◆ TASK DETAILS:
Omit the pictures and return every entry exactly as written.

◆ Rows from a dataset of charts and code:
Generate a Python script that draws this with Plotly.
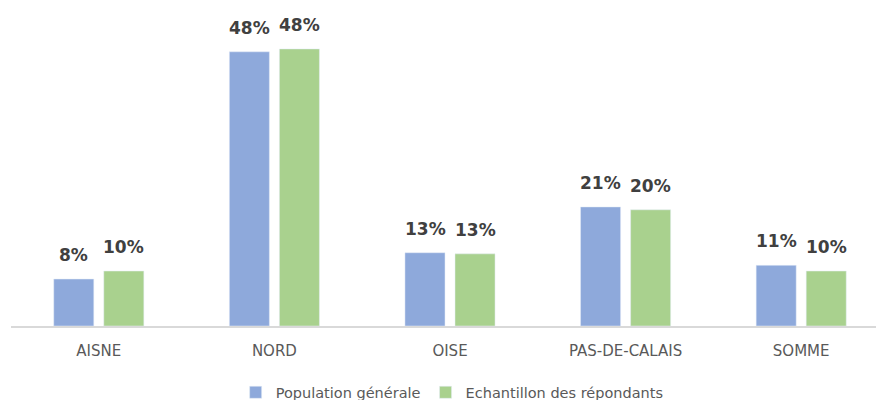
import plotly.graph_objects as go

categories = ["AISNE", "NORD", "OISE", "PAS-DE-CALAIS", "SOMME"]
pop_values = [8.2, 47.9, 12.8, 20.8, 10.6]
pop_labels = ["8%", "48%", "13%", "21%", "11%"]
ech_values = [9.6, 48.4, 12.6, 20.3, 9.6]
ech_labels = ["10%", "48%", "13%", "20%", "10%"]
series_names = ["Population générale", "Echantillon des répondants"]

BLUE = "#8EA9DB"
GREEN = "#A9D18E"
FONT = "DejaVu Sans"

fig = go.Figure()
fig.add_trace(go.Bar(x=categories, y=pop_values, name=series_names[0], marker_color=BLUE))
fig.add_trace(go.Bar(x=categories, y=ech_values, name=series_names[1], marker_color=GREEN))

# value labels above bars
for vals, labels, shift in [(pop_values, pop_labels, -25), (ech_values, ech_labels, 25)]:
    for cat, v, lab in zip(categories, vals, labels):
        fig.add_annotation(
            x=cat, y=v, xref="x", yref="y", text=lab, showarrow=False,
            xanchor="center", yanchor="bottom", xshift=shift, yshift=12,
            font=dict(family=FONT, size=17, color="#404040", weight="bold"),
        )

fig.update_layout(
    width=876, height=400,
    margin=dict(l=11, r=0, t=10, b=74, autoexpand=False),
    paper_bgcolor="white", plot_bgcolor="white",
    barmode="group", bargap=0.43, bargroupgap=0.2,
    font=dict(family=FONT, color="#595959"),
    showlegend=True,
    legend=dict(orientation="h", x=0.51, xanchor="center", y=-0.21, yanchor="middle",
                font=dict(family=FONT, size=14.5, color="#595959"),
                itemwidth=30, tracegroupgap=0, traceorder="normal"),
)
fig.update_xaxes(
    type="category", range=[-0.5, 4.426],
    showline=True, linecolor="#D9D9D9", linewidth=1.5,
    ticks="outside", ticklen=10, tickcolor="rgba(0,0,0,0)",
    tickfont=dict(family=FONT, size=15, color="#595959"),
    showgrid=False, zeroline=False,
)
fig.update_yaxes(range=[0, 55.2], visible=False, showgrid=False, zeroline=False)

fig.write_html("out.html")
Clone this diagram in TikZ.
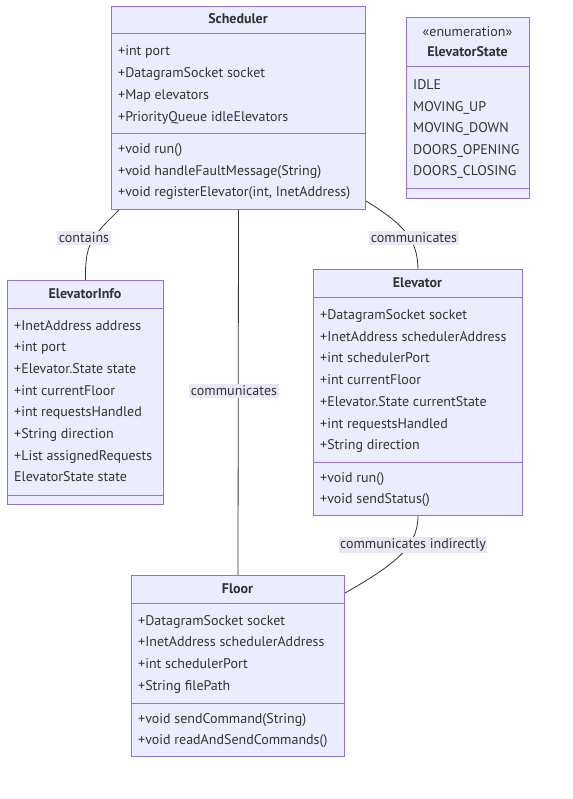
\documentclass[tikz,border=0pt]{standalone}
\usepackage{fontspec}
\setmainfont{PT Sans}
\definecolor{boxfill}{HTML}{ECECFF}
\definecolor{boxline}{HTML}{9370DB}
\definecolor{ink}{HTML}{333333}
\definecolor{labelbg}{HTML}{E8E8F8}
\newcommand\memberfont{\fontsize{14}{16}\selectfont}
\begin{document}
\begin{tikzpicture}[x=1pt,y=-1pt,
  classbox/.style={draw=boxline, fill=boxfill, line width=1pt, anchor=north west,
                   inner sep=0pt, rectangle},
  member/.style={anchor=mid west, inner sep=0pt, text=ink, font=\memberfont, yshift=-1.5pt},
  classtitle/.style={anchor=mid, inner sep=0pt, text=ink, font=\bfseries\memberfont, yshift=-1.5pt},
  divider/.style={draw=boxline, line width=1pt},
  link/.style={draw=ink, line width=0.8pt},
  linklabel/.style={fill=labelbg, text=ink, inner sep=1.5pt, font=\memberfont}
]
\useasboundingbox (0,0) rectangle (572,799);

% ---------- class boxes ----------
\node[classbox, minimum width=254pt, minimum height=203pt] (sched) at (111,6) {};
\node[classbox, minimum width=123pt, minimum height=181pt] (estate) at (406,17) {};
\node[classbox, minimum width=156pt, minimum height=224pt] (einfo) at (7,280) {};
\node[classbox, minimum width=209pt, minimum height=246pt] (elev) at (313,269) {};
\node[classbox, minimum width=213pt, minimum height=181pt] (floor) at (131,575) {};

% ---------- connectors ----------
\draw[link] ([xshift=8pt]sched.south west) .. controls (90,238) and (85,245) .. (einfo.north);
\draw[link] ([yshift=9pt]sched.south east) .. controls (405,225) and (417.5,240) .. (elev.north);
\draw[link] (sched.south) -- (floor.north);
\draw[link] (elev.south) .. controls (418,548) and (392,566) .. ([yshift=-18pt]floor.north east);

\node[linklabel] (lcontains) at (84,238) {contains};
\node[linklabel] (lcommfloor) at (234,391) {communicates};
\node[linklabel] (lcommelev) at (414,238) {communicates};
\node[linklabel] (lindirect) at (413,545) {communicates indirectly};

% ---------- Scheduler ----------
\node[classtitle] (sched-t) at (238,20) {Scheduler};
\draw[divider] (111,34) -- (365,34);
\draw[divider] (111,134) -- (365,134);
\foreach \txt [count=\i] in {+int port, +DatagramSocket socket, +Map elevators,
    +PriorityQueue idleElevators}
  \node[member] (sched-a\i) at (118, {52+21.7*(\i-1)}) {\txt};
\foreach \txt [count=\i] in {+void run(), +void handleFaultMessage(String),
    {+void registerElevator(int, InetAddress)}}
  \node[member] (sched-m\i) at (118, {150+21.5*(\i-1)}) {\txt};

% ---------- ElevatorState ----------
\node[member, anchor=mid] (estate-s) at (467.5,33) {«enumeration»};
\node[classtitle] (estate-t) at (467.5,53) {ElevatorState};
\draw[divider] (406,67) -- (529,67);
\draw[divider] (406,189) -- (529,189);
\foreach \txt [count=\i] in {IDLE, MOVING\_UP, MOVING\_DOWN, DOORS\_OPENING, DOORS\_CLOSING}
  \node[member] (estate-a\i) at (413, {85.5+21.6*(\i-1)}) {\txt};

% ---------- ElevatorInfo ----------
\node[classtitle] (einfo-t) at (85,294) {ElevatorInfo};
\draw[divider] (7,308) -- (163,308);
\draw[divider] (7,495) -- (163,495);
\foreach \txt [count=\i] in {+InetAddress address, +int port, +Elevator.State state,
    +int currentFloor, +int requestsHandled, +String direction, +List assignedRequests,
    ElevatorState state}
  \node[member] (einfo-a\i) at (14, {326+21.7*(\i-1)}) {\txt};

% ---------- Elevator ----------
\node[classtitle] (elev-t) at (417.5,283) {Elevator};
\draw[divider] (313,297) -- (522,297);
\draw[divider] (313,462) -- (522,462);
\foreach \txt [count=\i] in {+DatagramSocket socket, +InetAddress schedulerAddress,
    +int schedulerPort, +int currentFloor, +Elevator.State currentState,
    +int requestsHandled, +String direction}
  \node[member] (elev-a\i) at (320, {315.5+21.7*(\i-1)}) {\txt};
\foreach \txt [count=\i] in {+void run(), +void sendStatus()}
  \node[member] (elev-m\i) at (320, {478+21*(\i-1)}) {\txt};

% ---------- Floor ----------
\node[classtitle] (floor-t) at (237.5,589) {Floor};
\draw[divider] (131,603) -- (344,603);
\draw[divider] (131,703) -- (344,703);
\foreach \txt [count=\i] in {+DatagramSocket socket, +InetAddress schedulerAddress,
    +int schedulerPort, +String filePath}
  \node[member] (floor-a\i) at (138, {621+21.7*(\i-1)}) {\txt};
\foreach \txt [count=\i] in {+void sendCommand(String), +void readAndSendCommands()}
  \node[member] (floor-m\i) at (138, {719+21*(\i-1)}) {\txt};
\end{tikzpicture}
\end{document}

◆ TASK OUTPUT:
Generate a Python script that draws this with Plotly.
import plotly.graph_objects as go

categories = ["AISNE", "NORD", "OISE", "PAS-DE-CALAIS", "SOMME"]
pop_values = [8.2, 47.9, 12.8, 20.8, 10.6]
pop_labels = ["8%", "48%", "13%", "21%", "11%"]
ech_values = [9.6, 48.4, 12.6, 20.3, 9.6]
ech_labels = ["10%", "48%", "13%", "20%", "10%"]
series_names = ["Population générale", "Echantillon des répondants"]

BLUE = "#8EA9DB"
GREEN = "#A9D18E"
FONT = "DejaVu Sans"

fig = go.Figure()
fig.add_trace(go.Bar(x=categories, y=pop_values, name=series_names[0], marker_color=BLUE))
fig.add_trace(go.Bar(x=categories, y=ech_values, name=series_names[1], marker_color=GREEN))

# value labels above bars
for vals, labels, shift in [(pop_values, pop_labels, -25), (ech_values, ech_labels, 25)]:
    for cat, v, lab in zip(categories, vals, labels):
        fig.add_annotation(
            x=cat, y=v, xref="x", yref="y", text=lab, showarrow=False,
            xanchor="center", yanchor="bottom", xshift=shift, yshift=12,
            font=dict(family=FONT, size=17, color="#404040", weight="bold"),
        )

fig.update_layout(
    width=876, height=400,
    margin=dict(l=11, r=0, t=10, b=74, autoexpand=False),
    paper_bgcolor="white", plot_bgcolor="white",
    barmode="group", bargap=0.43, bargroupgap=0.2,
    font=dict(family=FONT, color="#595959"),
    showlegend=True,
    legend=dict(orientation="h", x=0.51, xanchor="center", y=-0.21, yanchor="middle",
                font=dict(family=FONT, size=14.5, color="#595959"),
                itemwidth=30, tracegroupgap=0, traceorder="normal"),
)
fig.update_xaxes(
    type="category", range=[-0.5, 4.426],
    showline=True, linecolor="#D9D9D9", linewidth=1.5,
    ticks="outside", ticklen=10, tickcolor="rgba(0,0,0,0)",
    tickfont=dict(family=FONT, size=15, color="#595959"),
    showgrid=False, zeroline=False,
)
fig.update_yaxes(range=[0, 55.2], visible=False, showgrid=False, zeroline=False)

fig.write_html("out.html")
Clone this diagram in TikZ.
\documentclass[tikz,border=0pt]{standalone}
\usepackage{fontspec}
\setmainfont{PT Sans}
\definecolor{boxfill}{HTML}{ECECFF}
\definecolor{boxline}{HTML}{9370DB}
\definecolor{ink}{HTML}{333333}
\definecolor{labelbg}{HTML}{E8E8F8}
\newcommand\memberfont{\fontsize{14}{16}\selectfont}
\begin{document}
\begin{tikzpicture}[x=1pt,y=-1pt,
  classbox/.style={draw=boxline, fill=boxfill, line width=1pt, anchor=north west,
                   inner sep=0pt, rectangle},
  member/.style={anchor=mid west, inner sep=0pt, text=ink, font=\memberfont, yshift=-1.5pt},
  classtitle/.style={anchor=mid, inner sep=0pt, text=ink, font=\bfseries\memberfont, yshift=-1.5pt},
  divider/.style={draw=boxline, line width=1pt},
  link/.style={draw=ink, line width=0.8pt},
  linklabel/.style={fill=labelbg, text=ink, inner sep=1.5pt, font=\memberfont}
]
\useasboundingbox (0,0) rectangle (572,799);

% ---------- class boxes ----------
\node[classbox, minimum width=254pt, minimum height=203pt] (sched) at (111,6) {};
\node[classbox, minimum width=123pt, minimum height=181pt] (estate) at (406,17) {};
\node[classbox, minimum width=156pt, minimum height=224pt] (einfo) at (7,280) {};
\node[classbox, minimum width=209pt, minimum height=246pt] (elev) at (313,269) {};
\node[classbox, minimum width=213pt, minimum height=181pt] (floor) at (131,575) {};

% ---------- connectors ----------
\draw[link] ([xshift=8pt]sched.south west) .. controls (90,238) and (85,245) .. (einfo.north);
\draw[link] ([yshift=9pt]sched.south east) .. controls (405,225) and (417.5,240) .. (elev.north);
\draw[link] (sched.south) -- (floor.north);
\draw[link] (elev.south) .. controls (418,548) and (392,566) .. ([yshift=-18pt]floor.north east);

\node[linklabel] (lcontains) at (84,238) {contains};
\node[linklabel] (lcommfloor) at (234,391) {communicates};
\node[linklabel] (lcommelev) at (414,238) {communicates};
\node[linklabel] (lindirect) at (413,545) {communicates indirectly};

% ---------- Scheduler ----------
\node[classtitle] (sched-t) at (238,20) {Scheduler};
\draw[divider] (111,34) -- (365,34);
\draw[divider] (111,134) -- (365,134);
\foreach \txt [count=\i] in {+int port, +DatagramSocket socket, +Map elevators,
    +PriorityQueue idleElevators}
  \node[member] (sched-a\i) at (118, {52+21.7*(\i-1)}) {\txt};
\foreach \txt [count=\i] in {+void run(), +void handleFaultMessage(String),
    {+void registerElevator(int, InetAddress)}}
  \node[member] (sched-m\i) at (118, {150+21.5*(\i-1)}) {\txt};

% ---------- ElevatorState ----------
\node[member, anchor=mid] (estate-s) at (467.5,33) {«enumeration»};
\node[classtitle] (estate-t) at (467.5,53) {ElevatorState};
\draw[divider] (406,67) -- (529,67);
\draw[divider] (406,189) -- (529,189);
\foreach \txt [count=\i] in {IDLE, MOVING\_UP, MOVING\_DOWN, DOORS\_OPENING, DOORS\_CLOSING}
  \node[member] (estate-a\i) at (413, {85.5+21.6*(\i-1)}) {\txt};

% ---------- ElevatorInfo ----------
\node[classtitle] (einfo-t) at (85,294) {ElevatorInfo};
\draw[divider] (7,308) -- (163,308);
\draw[divider] (7,495) -- (163,495);
\foreach \txt [count=\i] in {+InetAddress address, +int port, +Elevator.State state,
    +int currentFloor, +int requestsHandled, +String direction, +List assignedRequests,
    ElevatorState state}
  \node[member] (einfo-a\i) at (14, {326+21.7*(\i-1)}) {\txt};

% ---------- Elevator ----------
\node[classtitle] (elev-t) at (417.5,283) {Elevator};
\draw[divider] (313,297) -- (522,297);
\draw[divider] (313,462) -- (522,462);
\foreach \txt [count=\i] in {+DatagramSocket socket, +InetAddress schedulerAddress,
    +int schedulerPort, +int currentFloor, +Elevator.State currentState,
    +int requestsHandled, +String direction}
  \node[member] (elev-a\i) at (320, {315.5+21.7*(\i-1)}) {\txt};
\foreach \txt [count=\i] in {+void run(), +void sendStatus()}
  \node[member] (elev-m\i) at (320, {478+21*(\i-1)}) {\txt};

% ---------- Floor ----------
\node[classtitle] (floor-t) at (237.5,589) {Floor};
\draw[divider] (131,603) -- (344,603);
\draw[divider] (131,703) -- (344,703);
\foreach \txt [count=\i] in {+DatagramSocket socket, +InetAddress schedulerAddress,
    +int schedulerPort, +String filePath}
  \node[member] (floor-a\i) at (138, {621+21.7*(\i-1)}) {\txt};
\foreach \txt [count=\i] in {+void sendCommand(String), +void readAndSendCommands()}
  \node[member] (floor-m\i) at (138, {719+21*(\i-1)}) {\txt};
\end{tikzpicture}
\end{document}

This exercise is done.